Figure scripts
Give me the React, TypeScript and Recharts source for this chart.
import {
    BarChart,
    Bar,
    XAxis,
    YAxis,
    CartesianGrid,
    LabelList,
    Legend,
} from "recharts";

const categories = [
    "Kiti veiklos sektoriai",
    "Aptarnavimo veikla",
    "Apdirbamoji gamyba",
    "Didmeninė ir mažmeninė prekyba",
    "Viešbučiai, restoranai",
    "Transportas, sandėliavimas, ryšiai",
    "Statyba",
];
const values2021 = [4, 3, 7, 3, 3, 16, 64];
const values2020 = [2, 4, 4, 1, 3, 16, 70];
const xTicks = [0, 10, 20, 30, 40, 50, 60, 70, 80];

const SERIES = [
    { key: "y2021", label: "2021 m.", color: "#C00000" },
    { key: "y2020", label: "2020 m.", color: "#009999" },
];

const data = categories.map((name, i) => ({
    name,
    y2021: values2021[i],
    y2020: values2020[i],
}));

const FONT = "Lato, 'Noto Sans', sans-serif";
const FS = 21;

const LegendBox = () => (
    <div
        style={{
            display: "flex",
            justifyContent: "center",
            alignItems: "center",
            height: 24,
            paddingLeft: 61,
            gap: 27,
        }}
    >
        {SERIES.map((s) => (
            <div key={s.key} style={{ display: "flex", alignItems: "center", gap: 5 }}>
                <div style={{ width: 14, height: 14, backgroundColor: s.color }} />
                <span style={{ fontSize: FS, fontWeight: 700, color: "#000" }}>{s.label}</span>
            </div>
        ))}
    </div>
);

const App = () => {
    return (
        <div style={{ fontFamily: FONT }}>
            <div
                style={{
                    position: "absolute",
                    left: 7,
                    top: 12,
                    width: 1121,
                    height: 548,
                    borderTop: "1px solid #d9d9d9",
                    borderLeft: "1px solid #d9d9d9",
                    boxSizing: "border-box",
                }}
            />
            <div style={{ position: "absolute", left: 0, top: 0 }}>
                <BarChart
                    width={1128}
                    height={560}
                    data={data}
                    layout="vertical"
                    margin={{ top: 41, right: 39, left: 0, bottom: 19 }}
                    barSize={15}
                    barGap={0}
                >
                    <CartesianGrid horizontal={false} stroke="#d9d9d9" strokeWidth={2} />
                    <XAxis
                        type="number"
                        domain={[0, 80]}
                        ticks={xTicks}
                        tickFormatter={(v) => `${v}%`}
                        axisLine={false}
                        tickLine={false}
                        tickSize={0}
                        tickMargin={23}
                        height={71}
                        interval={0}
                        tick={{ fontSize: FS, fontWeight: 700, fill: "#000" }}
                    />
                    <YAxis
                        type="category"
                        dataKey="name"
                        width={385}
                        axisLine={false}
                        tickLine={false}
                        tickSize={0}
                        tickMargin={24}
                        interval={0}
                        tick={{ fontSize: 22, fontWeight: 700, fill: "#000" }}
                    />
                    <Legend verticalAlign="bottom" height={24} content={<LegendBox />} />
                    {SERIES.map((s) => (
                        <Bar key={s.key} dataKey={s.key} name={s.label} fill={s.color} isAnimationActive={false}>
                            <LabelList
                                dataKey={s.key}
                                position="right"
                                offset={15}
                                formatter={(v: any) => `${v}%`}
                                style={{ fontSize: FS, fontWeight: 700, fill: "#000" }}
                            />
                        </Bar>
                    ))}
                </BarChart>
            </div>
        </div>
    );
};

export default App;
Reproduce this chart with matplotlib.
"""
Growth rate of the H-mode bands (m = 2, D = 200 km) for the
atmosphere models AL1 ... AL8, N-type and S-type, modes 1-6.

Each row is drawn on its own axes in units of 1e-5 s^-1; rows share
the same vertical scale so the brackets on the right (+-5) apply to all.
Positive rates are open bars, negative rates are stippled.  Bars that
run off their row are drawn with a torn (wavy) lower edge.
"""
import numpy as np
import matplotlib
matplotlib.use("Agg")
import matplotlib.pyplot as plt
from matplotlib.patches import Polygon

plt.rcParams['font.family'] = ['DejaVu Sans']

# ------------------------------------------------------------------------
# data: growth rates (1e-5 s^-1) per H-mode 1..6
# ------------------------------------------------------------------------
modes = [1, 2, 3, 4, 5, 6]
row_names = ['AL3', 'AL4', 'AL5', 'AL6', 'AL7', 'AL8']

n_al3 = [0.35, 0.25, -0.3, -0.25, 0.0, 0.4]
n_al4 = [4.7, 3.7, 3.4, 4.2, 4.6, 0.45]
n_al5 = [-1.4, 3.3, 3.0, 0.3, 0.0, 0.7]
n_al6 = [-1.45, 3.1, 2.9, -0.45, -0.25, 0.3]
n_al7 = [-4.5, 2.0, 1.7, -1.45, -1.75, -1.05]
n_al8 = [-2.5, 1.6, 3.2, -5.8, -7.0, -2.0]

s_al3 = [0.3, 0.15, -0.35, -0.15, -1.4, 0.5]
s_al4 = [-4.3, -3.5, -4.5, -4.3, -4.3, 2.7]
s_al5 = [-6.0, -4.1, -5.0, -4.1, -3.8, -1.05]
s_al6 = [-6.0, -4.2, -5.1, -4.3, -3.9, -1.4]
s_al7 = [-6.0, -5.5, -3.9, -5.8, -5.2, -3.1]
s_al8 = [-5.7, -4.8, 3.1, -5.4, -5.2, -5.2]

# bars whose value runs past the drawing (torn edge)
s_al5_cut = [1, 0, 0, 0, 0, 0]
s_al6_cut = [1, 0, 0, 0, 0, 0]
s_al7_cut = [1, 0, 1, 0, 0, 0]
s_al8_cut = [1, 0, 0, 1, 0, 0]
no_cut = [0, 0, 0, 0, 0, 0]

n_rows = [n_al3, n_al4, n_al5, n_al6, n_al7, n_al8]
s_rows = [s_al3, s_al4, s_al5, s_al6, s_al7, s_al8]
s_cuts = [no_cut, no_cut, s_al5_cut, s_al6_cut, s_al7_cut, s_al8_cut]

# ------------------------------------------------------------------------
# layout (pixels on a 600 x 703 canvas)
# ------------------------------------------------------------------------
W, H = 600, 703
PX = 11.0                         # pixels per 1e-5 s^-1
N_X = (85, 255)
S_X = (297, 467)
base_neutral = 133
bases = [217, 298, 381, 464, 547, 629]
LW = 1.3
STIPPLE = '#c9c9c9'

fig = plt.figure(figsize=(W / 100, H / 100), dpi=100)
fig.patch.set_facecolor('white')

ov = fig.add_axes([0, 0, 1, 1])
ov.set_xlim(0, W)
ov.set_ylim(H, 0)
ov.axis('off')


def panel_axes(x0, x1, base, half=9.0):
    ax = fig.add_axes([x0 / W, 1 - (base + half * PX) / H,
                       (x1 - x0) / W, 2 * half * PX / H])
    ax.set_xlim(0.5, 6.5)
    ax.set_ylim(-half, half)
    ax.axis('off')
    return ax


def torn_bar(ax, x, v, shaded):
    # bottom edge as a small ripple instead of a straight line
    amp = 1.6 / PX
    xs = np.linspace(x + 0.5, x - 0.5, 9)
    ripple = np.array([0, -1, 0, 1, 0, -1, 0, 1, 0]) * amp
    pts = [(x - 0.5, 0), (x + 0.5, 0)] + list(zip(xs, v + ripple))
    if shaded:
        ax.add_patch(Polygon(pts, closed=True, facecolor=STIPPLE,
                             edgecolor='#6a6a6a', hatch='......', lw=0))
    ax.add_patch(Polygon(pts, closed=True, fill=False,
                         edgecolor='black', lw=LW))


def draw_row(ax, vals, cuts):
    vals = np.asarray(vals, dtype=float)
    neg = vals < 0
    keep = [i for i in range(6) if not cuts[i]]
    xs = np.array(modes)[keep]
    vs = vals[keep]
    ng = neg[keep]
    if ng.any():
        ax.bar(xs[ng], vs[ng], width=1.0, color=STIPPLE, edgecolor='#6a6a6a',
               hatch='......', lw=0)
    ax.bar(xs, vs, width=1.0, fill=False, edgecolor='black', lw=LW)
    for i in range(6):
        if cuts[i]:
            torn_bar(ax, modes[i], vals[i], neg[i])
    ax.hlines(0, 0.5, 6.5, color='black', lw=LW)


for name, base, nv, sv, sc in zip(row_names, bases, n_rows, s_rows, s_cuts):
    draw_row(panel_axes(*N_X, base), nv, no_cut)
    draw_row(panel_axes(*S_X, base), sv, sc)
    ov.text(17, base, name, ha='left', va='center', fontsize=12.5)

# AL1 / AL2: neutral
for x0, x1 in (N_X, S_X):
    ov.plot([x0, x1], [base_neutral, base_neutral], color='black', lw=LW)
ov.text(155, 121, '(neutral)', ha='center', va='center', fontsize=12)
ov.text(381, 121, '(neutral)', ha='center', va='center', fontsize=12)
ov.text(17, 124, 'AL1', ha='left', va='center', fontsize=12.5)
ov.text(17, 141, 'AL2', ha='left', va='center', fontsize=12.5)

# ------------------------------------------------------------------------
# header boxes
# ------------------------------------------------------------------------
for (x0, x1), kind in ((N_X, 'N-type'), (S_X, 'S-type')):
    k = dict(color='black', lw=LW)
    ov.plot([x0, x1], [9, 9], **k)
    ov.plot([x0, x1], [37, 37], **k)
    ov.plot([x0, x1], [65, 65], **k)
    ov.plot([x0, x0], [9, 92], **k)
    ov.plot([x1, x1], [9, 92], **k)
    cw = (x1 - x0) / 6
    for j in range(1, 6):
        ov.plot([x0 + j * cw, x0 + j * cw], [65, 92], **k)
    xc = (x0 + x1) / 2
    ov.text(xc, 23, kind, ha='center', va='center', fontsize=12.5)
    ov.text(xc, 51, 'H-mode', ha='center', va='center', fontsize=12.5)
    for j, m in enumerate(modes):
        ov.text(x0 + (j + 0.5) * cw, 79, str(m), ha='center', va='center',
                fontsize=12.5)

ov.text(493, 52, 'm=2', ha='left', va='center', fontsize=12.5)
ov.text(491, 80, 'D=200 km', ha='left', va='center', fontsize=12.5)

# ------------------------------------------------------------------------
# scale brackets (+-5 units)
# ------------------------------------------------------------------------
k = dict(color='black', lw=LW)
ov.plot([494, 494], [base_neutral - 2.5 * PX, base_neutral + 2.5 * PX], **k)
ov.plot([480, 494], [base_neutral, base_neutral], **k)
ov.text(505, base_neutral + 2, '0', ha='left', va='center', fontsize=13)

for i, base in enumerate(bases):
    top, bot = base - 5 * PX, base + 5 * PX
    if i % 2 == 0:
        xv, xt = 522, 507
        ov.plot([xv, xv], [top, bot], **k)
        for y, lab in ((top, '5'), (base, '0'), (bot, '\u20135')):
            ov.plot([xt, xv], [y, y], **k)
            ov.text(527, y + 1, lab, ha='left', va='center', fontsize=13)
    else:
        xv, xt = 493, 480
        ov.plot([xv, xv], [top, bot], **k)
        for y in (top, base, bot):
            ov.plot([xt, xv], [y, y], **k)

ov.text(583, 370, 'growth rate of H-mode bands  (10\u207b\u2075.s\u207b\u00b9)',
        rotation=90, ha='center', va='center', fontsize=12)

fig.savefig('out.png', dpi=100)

TASK OBJECTIVE >>
Print the records above verbatim from their first line to the line containing "60, 70, 80];", both included, and stop there.

PROBLEM SOLUTION >>
Give me the React, TypeScript and Recharts source for this chart.
import {
    BarChart,
    Bar,
    XAxis,
    YAxis,
    CartesianGrid,
    LabelList,
    Legend,
} from "recharts";

const categories = [
    "Kiti veiklos sektoriai",
    "Aptarnavimo veikla",
    "Apdirbamoji gamyba",
    "Didmeninė ir mažmeninė prekyba",
    "Viešbučiai, restoranai",
    "Transportas, sandėliavimas, ryšiai",
    "Statyba",
];
const values2021 = [4, 3, 7, 3, 3, 16, 64];
const values2020 = [2, 4, 4, 1, 3, 16, 70];
const xTicks = [0, 10, 20, 30, 40, 50, 60, 70, 80];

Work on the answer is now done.